Environment

WTO trade facilitation pact: farmers' organisations ask Modi government to protect India's food security interests

Appeal comes a day before WTO general council meet takes up agreement that ostensibly would streamline cross-border trade

Vani Manocha

Farmers organisations have called on the Indian government to take a firm stand on linking the food security proposal with the Trade Facilitation Agreement (TFA), a day before the general council of the World Trade Organization (WTO) takes up the agreement aimed at streamlining cross-border trade.

WTO (World Trade Organization) members had agreed to TFA at Bali last year, but the agreement has run into trouble with developing nations, including India, expressing unhappiness with rich countries for not addressing their concerns on food subsidies. TFA is supposed to push up global income by US $1 trillion and add a whopping 20 million jobs, of which 18 million would be in the developing world, but many developing countries see it as a trade  offensive launched against them by developed nations.

TFA has a deadline of July 31, when all the 160 WTO member countries have to sign the agreement into a protocol, marking implementation of the first phase of the deal. It will come into force fully from 2015.

Farmers organisations pointed to the chairperson's summary of the G-20 trade minister's meeting held on July 19, which they said is completely silent on the food security proposal of the Bali declaration, while it referred specifically to TFA, which would be a binding agreement. A “peace clause” in the agreement allows WTO member nations with sizeable poor populations and small farmers to stockpile foodgrains as a food security measure for another four years till a permanent solution is found. 
 
Yudhvir Singh, leader of farmers' organisation Bharatiya Kisan Union (BKU), said the government of India needs to sustain and increase domestic agricultural production through price support, procurement and other measures to achieve self-sufficiency in food production in the backdrop of rising costs and extremely volatile global market prices, and to fulfil the constitutional obligation of food security to its people, and also to ensure the livelihood security of producers. “This is all the more important in the context of hundreds of thousands of farmers committing suicides in desperation,” he said.
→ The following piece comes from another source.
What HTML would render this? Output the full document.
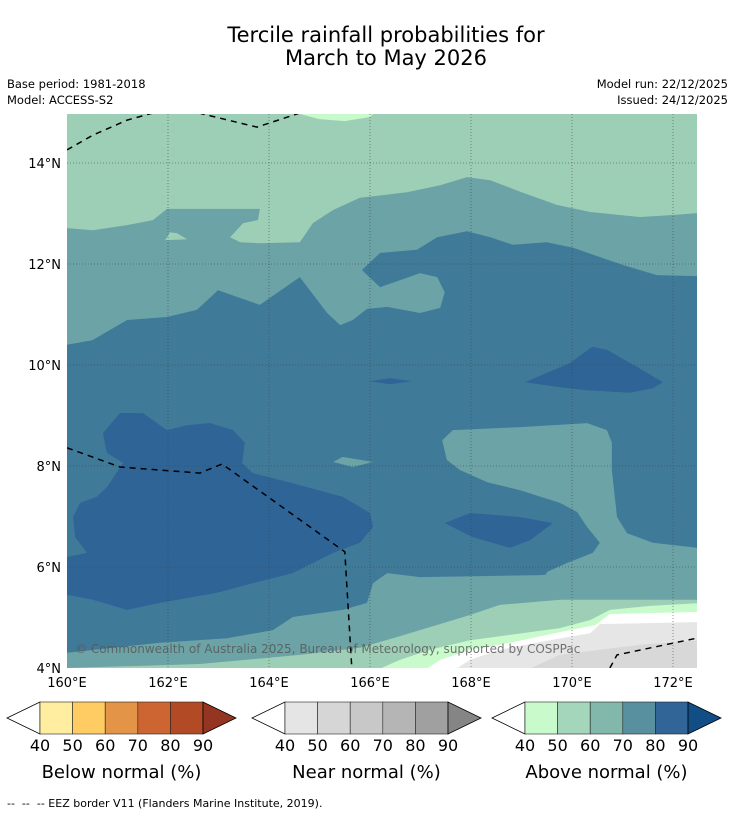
<!DOCTYPE html>
<html><head><meta charset="utf-8">
<style>
body{margin:0;background:#fff;width:736px;height:816px;overflow:hidden;font-family:"Liberation Sans","DejaVu Sans",sans-serif;}
svg text{font-family:"DejaVu Sans","Liberation Sans",sans-serif;}
</style></head>
<body>
<svg id="chart" width="736" height="816" xmlns="http://www.w3.org/2000/svg">
<text x="386" y="42" font-size="21" text-anchor="middle" fill="#000">Tercile rainfall probabilities for</text>
<text x="386" y="65" font-size="21" text-anchor="middle" fill="#000">March to May 2026</text>
<text x="7" y="88" font-size="11.5">Base period: 1981-2018</text>
<text x="7" y="104" font-size="11.5">Model: ACCESS-S2</text>
<text x="728" y="88" font-size="11.5" text-anchor="end">Model run: 22/12/2025</text>
<text x="728" y="104" font-size="11.5" text-anchor="end">Issued: 24/12/2025</text>
<defs><clipPath id="mapclip"><rect x="67" y="114" width="630" height="554"/></clipPath></defs>
<g id="map" clip-path="url(#mapclip)"></g>
<g id="axes"></g>
<g id="bars"></g>
<text x="7" y="807" font-size="11" xml:space="preserve" style="white-space:pre">--  --  -- EEZ border V11 (Flanders Marine Institute, 2019).</text>
</svg>
<script>
const lonTicks=[160,162,164,166,168,170,172];
const latTicks=[4,6,8,10,12,14];
const lonMin=160, lonMax=172.475, latMin=4, latMax=14.97;
const X0=67,X1=697,Y0=668,Y1=114;
function xs(lon){return X0+(lon-lonMin)/(lonMax-lonMin)*(X1-X0);}
function ys(lat){return Y0-(lat-latMin)/(latMax-latMin)*(Y0-Y1);}
const NS="http://www.w3.org/2000/svg";
const tealRegion=[[160,12.71],[160.51,12.67],[161.19,12.77],[161.70,12.87],[161.98,13.09],[163.82,13.09],[163.78,12.87],[163.49,12.81],[163.23,12.53],[163.43,12.43],[163.82,12.41],[164.61,12.43],[164.87,12.81],[165.27,13.07],[165.80,13.31],[166.73,13.42],[167.39,13.56],[167.92,13.72],[168.38,13.66],[169.03,13.41],[169.70,13.17],[170.36,13.03],[171.35,12.93],[172.00,12.97],[172.49,13.01],[172.49,6.00],[170.55,5.90],[169.96,5.64],[169.76,5.35],[168.57,5.25],[167.98,5.05],[166.59,4.63],[165.80,4.40],[164.61,4.26],[162.63,4.08],[160,4.0]];
const greenNotch=[[161.94,12.47],[162.04,12.63],[162.18,12.61],[162.38,12.49]];
const darkRegion=[[160,10.40],[160.50,10.49],[161.19,10.89],[161.98,10.95],[162.57,11.09],[162.99,11.48],[163.82,11.19],[164.61,11.74],[165.15,11.03],[165.41,10.79],[165.66,10.89],[165.94,11.11],[166.34,11.15],[166.99,11.03],[167.39,11.13],[167.48,11.44],[167.33,11.74],[166.99,11.82],[166.20,11.54],[165.84,11.88],[166.20,12.22],[166.93,12.28],[167.33,12.53],[167.92,12.65],[168.38,12.53],[168.83,12.38],[169.50,12.43],[170.02,12.32],[171.01,11.98],[171.68,11.78],[172.49,11.76],[172.49,6.14],[169.37,5.84],[166.99,5.80],[166.34,5.88],[166.06,5.68],[165.94,5.29],[165.46,5.15],[164.47,5.01],[164.08,4.75],[163.17,4.59],[161.84,4.50],[160,4.30]];
const tealRight=[[167.43,8.51],[167.64,8.71],[168.97,8.77],[170.30,8.85],[170.69,8.71],[170.79,8.46],[170.79,7.92],[170.89,6.99],[171.09,6.67],[171.60,6.48],[172.49,6.38],[172.49,5.35],[169.37,5.35],[169.50,5.90],[169.90,6.08],[170.41,6.28],[170.55,6.48],[170.30,6.79],[170.10,7.09],[169.76,7.27],[168.97,7.52],[168.32,7.68],[167.78,7.92],[167.52,8.12]];
const tealSliver=[[165.27,8.08],[165.46,8.18],[166.06,8.08],[165.66,7.98]];
const darkestLeft=[[160.71,8.65],[161.05,9.05],[161.50,9.05],[161.98,8.71],[162.38,8.81],[162.83,8.85],[163.29,8.71],[163.52,8.46],[163.47,8.06],[163.68,7.86],[164.47,7.66],[165.46,7.39],[166.00,7.07],[166.06,6.79],[165.80,6.48],[165.27,6.28],[164.47,5.88],[163.68,5.68],[162.97,5.49],[161.84,5.29],[161.19,5.15],[160.51,5.35],[160,5.45],[160,6.20],[160.40,6.28],[160.16,6.59],[160.12,6.99],[160.26,7.27],[160.59,7.39],[160.79,7.58],[160.99,7.88],[161.11,8.06],[160.79,8.26]];
const darkestRight=[[169.07,9.66],[169.96,10.04],[170.40,10.36],[170.69,10.30],[171.29,9.96],[171.80,9.66],[171.60,9.54],[171.15,9.45],[170.30,9.50],[169.76,9.56]];
const darkestMid=[[167.48,6.87],[167.98,7.07],[168.97,6.99],[169.62,6.87],[169.17,6.53],[168.77,6.38],[168.04,6.59]];
const darkestSliver=[[166.0,9.68],[166.40,9.74],[166.83,9.68],[166.40,9.62]];
const mintBand=[[172.6,5.29],[171.54,5.23],[170.75,5.15],[170.36,4.95],[169.76,4.79],[168.57,4.63],[167.98,4.55],[167.19,4.36],[166.59,4.16],[166.0,3.9],[172.6,3.9]];
const whiteBand=[[172.6,5.11],[170.75,5.07],[170.46,4.85],[169.76,4.71],[168.57,4.46],[167.98,4.36],[167.39,4.16],[166.99,3.9],[172.6,3.9]];
const grayBand1=[[172.6,4.91],[170.55,4.87],[170.36,4.69],[169.56,4.55],[168.57,4.36],[167.98,4.16],[167.58,3.9],[172.6,3.9]];
const grayBand2=[[172.6,4.55],[171.35,4.46],[170.55,4.36],[169.76,4.26],[168.97,3.9],[172.6,3.9]];
const topMint=[[164.61,15.1],[164.61,14.97],[165.0,14.87],[165.5,14.83],[166.0,14.91],[166.2,15.1]];
const eezLines=[[[160,14.26],[160.51,14.55],[161.19,14.85],[161.70,14.99],[161.9,15.05]],[[162.4,15.05],[162.69,14.97],[163.76,14.71],[164.61,14.99]],[[160,8.36],[161.05,7.98],[162.63,7.86],[163.07,8.04],[165.50,6.30],[165.64,4.0]],[[170.75,4.0],[170.89,4.26],[172.47,4.59]]];
const map=document.getElementById('map');
function pts(a){return a.map(p=>xs(p[0]).toFixed(1)+','+ys(p[1]).toFixed(1)).join(' ');}
function poly(a,fill,name){const e=document.createElementNS(NS,'polygon');e.setAttribute('points',pts(a));e.setAttribute('fill',fill);


map.appendChild(e);}
const bg=document.createElementNS(NS,'rect');bg.setAttribute('x',X0);bg.setAttribute('y',Y1);bg.setAttribute('width',X1-X0);bg.setAttribute('height',Y0-Y1);bg.setAttribute('fill','#9dcfb7');


map.appendChild(bg);
poly(topMint,'#c8facc','above-40-top-strip');
poly(tealRegion,'#6ca3a6','above-60-region');
poly(greenNotch,'#9dcfb7','above-50-notch');
poly(darkRegion,'#3f7a99','above-70-region');
poly(tealRight,'#6ca3a6','above-60-east-region');
poly(tealSliver,'#6ca3a6','above-60-sliver');
poly(darkestLeft,'#2f6497','above-80-west-region');
poly(darkestRight,'#2f6497','above-80-northeast-region');
poly(darkestMid,'#2f6497','above-80-central-region');
poly(darkestSliver,'#2f6497','above-80-sliver');
poly(mintBand,'#c8facc','above-40-band');
poly(whiteBand,'#ffffff','no-signal-band');
poly(grayBand1,'#e6e6e6','near-40-band');
poly(grayBand2,'#d8d8d8','near-50-band');
lonTicks.slice(1).forEach(l=>{const e=document.createElementNS(NS,'line');e.setAttribute('x1',xs(l));e.setAttribute('x2',xs(l));e.setAttribute('y1',Y1);e.setAttribute('y2',Y0);e.setAttribute('stroke','#444');e.setAttribute('stroke-width','0.8');e.setAttribute('stroke-dasharray','1,2');e.setAttribute('opacity','0.7');


map.appendChild(e);});
latTicks.slice(1).forEach(l=>{const e=document.createElementNS(NS,'line');e.setAttribute('y1',ys(l));e.setAttribute('y2',ys(l));e.setAttribute('x1',X0);e.setAttribute('x2',X1);e.setAttribute('stroke','#444');e.setAttribute('stroke-width','0.8');e.setAttribute('stroke-dasharray','1,2');e.setAttribute('opacity','0.7');


map.appendChild(e);});
eezLines.forEach(a=>{const e=document.createElementNS(NS,'polyline');e.setAttribute('points',pts(a));e.setAttribute('fill','none');e.setAttribute('stroke','#000');e.setAttribute('stroke-width','1.5');e.setAttribute('stroke-dasharray','6,5');


map.appendChild(e);});
const cp=document.createElementNS(NS,'text');cp.setAttribute('x',75);cp.setAttribute('y',653);cp.setAttribute('font-size','12');cp.setAttribute('fill','#555');cp.setAttribute('opacity','0.8');cp.textContent='© Commonwealth of Australia 2025, Bureau of Meteorology, supported by COSPPac';


map.appendChild(cp);
const axes=document.getElementById('axes');
lonTicks.forEach(l=>{const t=document.createElementNS(NS,'text');t.setAttribute('x',xs(l));t.setAttribute('y',687);t.setAttribute('font-size','13');t.setAttribute('text-anchor','middle');t.textContent=l+'°E';


axes.appendChild(t);});
latTicks.forEach(l=>{const t=document.createElementNS(NS,'text');t.setAttribute('x',61);t.setAttribute('y',ys(l)+5);t.setAttribute('font-size','13');t.setAttribute('text-anchor','end');t.textContent=l+'°N';


axes.appendChild(t);});
const barLabels=['40','50','60','70','80','90'];
const belowColors=['#ffeda0','#fecc62','#e39446','#cc6532','#b24a26','#943521'];
const nearColors=['#e5e5e5','#d6d6d6','#c8c8c8','#b5b5b5','#a0a0a0','#858585'];
const aboveColors=['#c8facc','#a3d6bb','#82b8ab','#5990a0','#316597','#124e86'];
const barTitles=['Below normal (%)','Near normal (%)','Above normal (%)'];
const bars=document.getElementById('bars');
function colorbar(x0,cols,title,name){const w=163/5,yT=702,yB=734,ym=718;
const l=document.createElementNS(NS,'polygon');l.setAttribute('points',`${x0},${yT} ${x0},${yB} ${x0-33},${ym}`);l.setAttribute('fill','#fff');l.setAttribute('stroke','#000');l.setAttribute('stroke-width','0.8');


bars.appendChild(l);
for(let i=0;i<5;i++){const r=document.createElementNS(NS,'rect');r.setAttribute('x',x0+i*w);r.setAttribute('y',yT);r.setAttribute('width',w);r.setAttribute('height',yB-yT);r.setAttribute('fill',cols[i]);r.setAttribute('stroke','#222');r.setAttribute('stroke-width','0.6');


bars.appendChild(r);}
const x1=x0+163;const tr=document.createElementNS(NS,'polygon');tr.setAttribute('points',`${x1},${yT} ${x1},${yB} ${x1+33},${ym}`);tr.setAttribute('fill',cols[5]);tr.setAttribute('stroke','#000');tr.setAttribute('stroke-width','0.8');


bars.appendChild(tr);
barLabels.forEach((s,i)=>{const t=document.createElementNS(NS,'text');t.setAttribute('x',x0+i*w);t.setAttribute('y',751);t.setAttribute('font-size','16');t.setAttribute('text-anchor','middle');t.textContent=s;


bars.appendChild(t);});
const tt=document.createElementNS(NS,'text');tt.setAttribute('x',x0+81.5);tt.setAttribute('y',778);tt.setAttribute('font-size','18');tt.setAttribute('text-anchor','middle');tt.textContent=title;


bars.appendChild(tt);}
colorbar(40,belowColors,barTitles[0],'below-normal-colorbar');
colorbar(285,nearColors,barTitles[1],'near-normal-colorbar');
colorbar(525,aboveColors,barTitles[2],'above-normal-colorbar');
</script>
</body></html>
Activists working on food safety and security have also demanded that government safeguard the food security interests of the nation. Kavitha Kuruganti of Alliance for Sustainable & Holistic Agriculture (ASHA) said the government of India had lost a historical opportunity in correcting deep-seated WTO wrongs in the Bali Ministerial. “At least now they need to stand firm on our sovereign policy space related to food and livelihood security, and sustainable development pathways. Indian government at that time settled for a temporary solution with so called 'peace clause'. Lack of progress towards a 'permanent solution' vindicates our apprehensions. At this point of time, the government should not buckle under any international pressure. It should remain firm in its position,” she said.

Naresh Sirohi of BJP Kisan Morcha added, ”India has currently taken a position to block the ratification of the TFA unless other elements of the Bali Outcome including permanent solution on the food security proposal and the LDC package are advanced. However we are hearing conflicting reports of India being ‘fully committed to the (Bali) package’. This clearly gives an impression that India may agree to the finalisation of protocol on trade facilitation with out the finalisation of Doha Round especially on the issue of food security, which is against the principle of the single undertaking.”

Vijoo Krishnan of All India Kisan Sabha (AIKS) said government's recent policy to freeze agricultural subsidies and to reduce public food stockholding will endanger food security and push Indian farmers out of agriculture. The government has to reverse it at national level and protect its policy space at WTO to provide production support to its farmers, he said.